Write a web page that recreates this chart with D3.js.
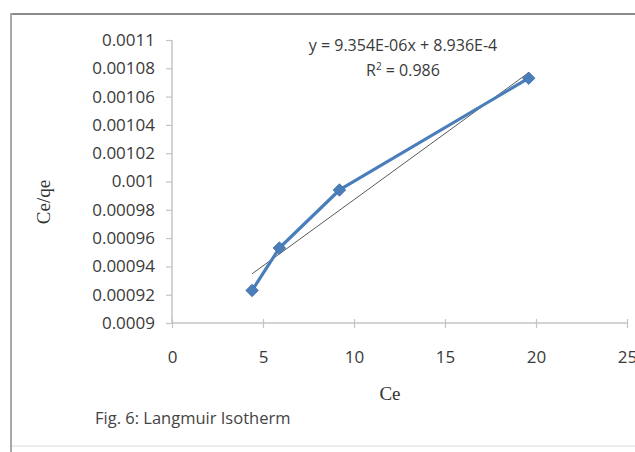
<!DOCTYPE html>
<html>
<head>
<meta charset="utf-8">
<script src="https://cdn.jsdelivr.net/npm/d3@7/dist/d3.min.js"></script>
<style>
  html, body { margin: 0; padding: 0; background: #fff; }
  svg { display: block; }
</style>
</head>
<body>
<svg id="chart" width="635" height="452"></svg>
<script>
// Langmuir isotherm: Ce vs Ce/qe
const ce = [4.4, 5.9, 9.2, 19.6];
const ceQe = [0.000923, 0.000953, 0.000994, 0.001073];
const xTicks = [0, 5, 10, 15, 20, 25];
const yTicks = [0.0009, 0.00092, 0.00094, 0.00096, 0.00098, 0.001, 0.00102, 0.00104, 0.00106, 0.00108, 0.0011];
const yTickLabels = ["0.0009", "0.00092", "0.00094", "0.00096", "0.00098", "0.001", "0.00102", "0.00104", "0.00106", "0.00108", "0.0011"];
const slope = 9.354e-6;
const intercept = 8.936e-4;
const equationText = "y = 9.354E-06x + 8.936E-4";
const r2Text = "0.986";
const caption = "Fig. 6: Langmuir Isotherm";

const svg = d3.select("#chart");
const sans = "'Open Sans', 'DejaVu Sans', sans-serif";
const serif = "'Liberation Serif', 'DejaVu Serif', serif";

// outer frame
svg.append("rect").attr("x", 0).attr("y", 0).attr("width", 635).attr("height", 452).attr("fill", "#fff");
svg.append("line").attr("x1", 11).attr("x2", 635).attr("y1", 14).attr("y2", 14)
  .attr("stroke", "#8a8a8a").attr("stroke-width", 2);
svg.append("line").attr("x1", 11).attr("x2", 11).attr("y1", 13).attr("y2", 452)
  .attr("stroke", "#a8a8a8").attr("stroke-width", 2);
svg.append("line").attr("x1", 12).attr("x2", 635).attr("y1", 446).attr("y2", 446)
  .attr("stroke", "#e6e6e6").attr("stroke-width", 1.5);

const x = d3.scaleLinear().domain([0, 25]).range([172, 627]);
const y = d3.scaleLinear().domain([0.0009, 0.0011]).range([323, 40]);
const axisColor = "#c4c4c4";

// y axis
const yAxis = svg.append("g").attr("transform", `translate(${x(0)},0)`)
  .call(d3.axisLeft(y).tickValues(yTicks).tickSize(6).tickPadding(11)
    .tickFormat((d, i) => yTickLabels[i]));
yAxis.select(".domain").attr("stroke", axisColor).attr("stroke-width", 1.5).attr("d", `M0,${y(0.0011)}V${y(0.0009)}`);
yAxis.selectAll(".tick line").attr("stroke", axisColor).attr("stroke-width", 1.2);
yAxis.selectAll(".tick text").attr("font-family", sans).attr("font-size", 17).attr("fill", "#3a3a3a");

// x axis
const xAxis = svg.append("g").attr("transform", `translate(0,${y(0.0009)})`)
  .call(d3.axisBottom(x).tickValues(xTicks).tickSize(4).tickPadding(24).tickFormat(d3.format("d")));
xAxis.select(".domain").attr("stroke", axisColor).attr("stroke-width", 1.5).attr("d", `M${x(0)},0H${x(25)}`);
xAxis.selectAll(".tick line").attr("stroke", axisColor).attr("stroke-width", 1.2).attr("y1", -4).attr("y2", 5);
xAxis.selectAll(".tick text").attr("font-family", sans).attr("font-size", 17).attr("fill", "#3a3a3a");

// linear trendline over the data range
const xMin = d3.min(ce), xMax = d3.max(ce);
svg.append("line")
  .attr("x1", x(xMin)).attr("y1", y(slope * xMin + intercept))
  .attr("x2", x(xMax)).attr("y2", y(slope * xMax + intercept))
  .attr("stroke", "#5a5a5a").attr("stroke-width", 1);

// data series
const pts = ce.map((c, i) => [c, ceQe[i]]);
svg.append("path").datum(pts)
  .attr("fill", "none").attr("stroke", "#4a7ebb").attr("stroke-width", 3.2)
  .attr("stroke-linejoin", "round")
  .attr("d", d3.line().x(d => x(d[0])).y(d => y(d[1])));
svg.selectAll(".marker").data(pts).enter().append("path")
  .attr("class", "marker")
  .attr("transform", d => `translate(${x(d[0])},${y(d[1])}) rotate(45)`)
  .attr("d", d3.symbol().type(d3.symbolSquare).size(78))
  .attr("fill", "#4a7ebb").attr("stroke", "#3f6fa8").attr("stroke-width", 0.8);

// equation and R²
const eq = svg.append("text").attr("x", 403).attr("y", 51).attr("text-anchor", "middle")
  .attr("font-family", sans).attr("font-size", 16).attr("fill", "#3a3a3a").text(equationText);
const r2 = svg.append("text").attr("x", 403).attr("y", 76).attr("text-anchor", "middle")
  .attr("font-family", sans).attr("font-size", 16).attr("fill", "#3a3a3a");
r2.append("tspan").text("R");
r2.append("tspan").attr("font-size", 10).attr("dy", -6).text("2");
r2.append("tspan").attr("dy", 6).text(" = " + r2Text);

// axis titles
svg.append("text").attr("transform", "translate(50,202) rotate(-90)").attr("text-anchor", "middle")
  .attr("font-family", serif).attr("font-size", 19).attr("fill", "#333").text("Ce/qe");
svg.append("text").attr("x", 390).attr("y", 400).attr("text-anchor", "middle")
  .attr("font-family", serif).attr("font-size", 19).attr("fill", "#333").text("Ce");

// caption
svg.append("text").attr("x", 95).attr("y", 424)
  .attr("font-family", sans).attr("font-size", 16.5).attr("fill", "#444").text(caption);
</script>
</body>
</html>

> WHAT IS REQUIRED
Make an exact copy of all the material, but keep the pictures out of it.

> TASK RESULT
Write a web page that recreates this chart with D3.js.
<!DOCTYPE html>
<html>
<head>
<meta charset="utf-8">
<script src="https://cdn.jsdelivr.net/npm/d3@7/dist/d3.min.js"></script>
<style>
  html, body { margin: 0; padding: 0; background: #fff; }
  svg { display: block; }
</style>
</head>
<body>
<svg id="chart" width="635" height="452"></svg>
<script>
// Langmuir isotherm: Ce vs Ce/qe
const ce = [4.4, 5.9, 9.2, 19.6];
const ceQe = [0.000923, 0.000953, 0.000994, 0.001073];
const xTicks = [0, 5, 10, 15, 20, 25];
const yTicks = [0.0009, 0.00092, 0.00094, 0.00096, 0.00098, 0.001, 0.00102, 0.00104, 0.00106, 0.00108, 0.0011];
const yTickLabels = ["0.0009", "0.00092", "0.00094", "0.00096", "0.00098", "0.001", "0.00102", "0.00104", "0.00106", "0.00108", "0.0011"];
const slope = 9.354e-6;
const intercept = 8.936e-4;
const equationText = "y = 9.354E-06x + 8.936E-4";
const r2Text = "0.986";
const caption = "Fig. 6: Langmuir Isotherm";

const svg = d3.select("#chart");
const sans = "'Open Sans', 'DejaVu Sans', sans-serif";
const serif = "'Liberation Serif', 'DejaVu Serif', serif";

// outer frame
svg.append("rect").attr("x", 0).attr("y", 0).attr("width", 635).attr("height", 452).attr("fill", "#fff");
svg.append("line").attr("x1", 11).attr("x2", 635).attr("y1", 14).attr("y2", 14)
  .attr("stroke", "#8a8a8a").attr("stroke-width", 2);
svg.append("line").attr("x1", 11).attr("x2", 11).attr("y1", 13).attr("y2", 452)
  .attr("stroke", "#a8a8a8").attr("stroke-width", 2);
svg.append("line").attr("x1", 12).attr("x2", 635).attr("y1", 446).attr("y2", 446)
  .attr("stroke", "#e6e6e6").attr("stroke-width", 1.5);

const x = d3.scaleLinear().domain([0, 25]).range([172, 627]);
const y = d3.scaleLinear().domain([0.0009, 0.0011]).range([323, 40]);
const axisColor = "#c4c4c4";

// y axis
const yAxis = svg.append("g").attr("transform", `translate(${x(0)},0)`)
  .call(d3.axisLeft(y).tickValues(yTicks).tickSize(6).tickPadding(11)
    .tickFormat((d, i) => yTickLabels[i]));
yAxis.select(".domain").attr("stroke", axisColor).attr("stroke-width", 1.5).attr("d", `M0,${y(0.0011)}V${y(0.0009)}`);
yAxis.selectAll(".tick line").attr("stroke", axisColor).attr("stroke-width", 1.2);
yAxis.selectAll(".tick text").attr("font-family", sans).attr("font-size", 17).attr("fill", "#3a3a3a");

// x axis
const xAxis = svg.append("g").attr("transform", `translate(0,${y(0.0009)})`)
  .call(d3.axisBottom(x).tickValues(xTicks).tickSize(4).tickPadding(24).tickFormat(d3.format("d")));
xAxis.select(".domain").attr("stroke", axisColor).attr("stroke-width", 1.5).attr("d", `M${x(0)},0H${x(25)}`);
xAxis.selectAll(".tick line").attr("stroke", axisColor).attr("stroke-width", 1.2).attr("y1", -4).attr("y2", 5);
xAxis.selectAll(".tick text").attr("font-family", sans).attr("font-size", 17).attr("fill", "#3a3a3a");

// linear trendline over the data range
const xMin = d3.min(ce), xMax = d3.max(ce);
svg.append("line")
  .attr("x1", x(xMin)).attr("y1", y(slope * xMin + intercept))
  .attr("x2", x(xMax)).attr("y2", y(slope * xMax + intercept))
  .attr("stroke", "#5a5a5a").attr("stroke-width", 1);

// data series
const pts = ce.map((c, i) => [c, ceQe[i]]);
svg.append("path").datum(pts)
  .attr("fill", "none").attr("stroke", "#4a7ebb").attr("stroke-width", 3.2)
  .attr("stroke-linejoin", "round")
  .attr("d", d3.line().x(d => x(d[0])).y(d => y(d[1])));
svg.selectAll(".marker").data(pts).enter().append("path")
  .attr("class", "marker")
  .attr("transform", d => `translate(${x(d[0])},${y(d[1])}) rotate(45)`)
  .attr("d", d3.symbol().type(d3.symbolSquare).size(78))
  .attr("fill", "#4a7ebb").attr("stroke", "#3f6fa8").attr("stroke-width", 0.8);

// equation and R²
const eq = svg.append("text").attr("x", 403).attr("y", 51).attr("text-anchor", "middle")
  .attr("font-family", sans).attr("font-size", 16).attr("fill", "#3a3a3a").text(equationText);
const r2 = svg.append("text").attr("x", 403).attr("y", 76).attr("text-anchor", "middle")
  .attr("font-family", sans).attr("font-size", 16).attr("fill", "#3a3a3a");
r2.append("tspan").text("R");
r2.append("tspan").attr("font-size", 10).attr("dy", -6).text("2");
r2.append("tspan").attr("dy", 6).text(" = " + r2Text);

// axis titles
svg.append("text").attr("transform", "translate(50,202) rotate(-90)").attr("text-anchor", "middle")
  .attr("font-family", serif).attr("font-size", 19).attr("fill", "#333").text("Ce/qe");
svg.append("text").attr("x", 390).attr("y", 400).attr("text-anchor", "middle")
  .attr("font-family", serif).attr("font-size", 19).attr("fill", "#333").text("Ce");

// caption
svg.append("text").attr("x", 95).attr("y", 424)
  .attr("font-family", sans).attr("font-size", 16.5).attr("fill", "#444").text(caption);
</script>
</body>
</html>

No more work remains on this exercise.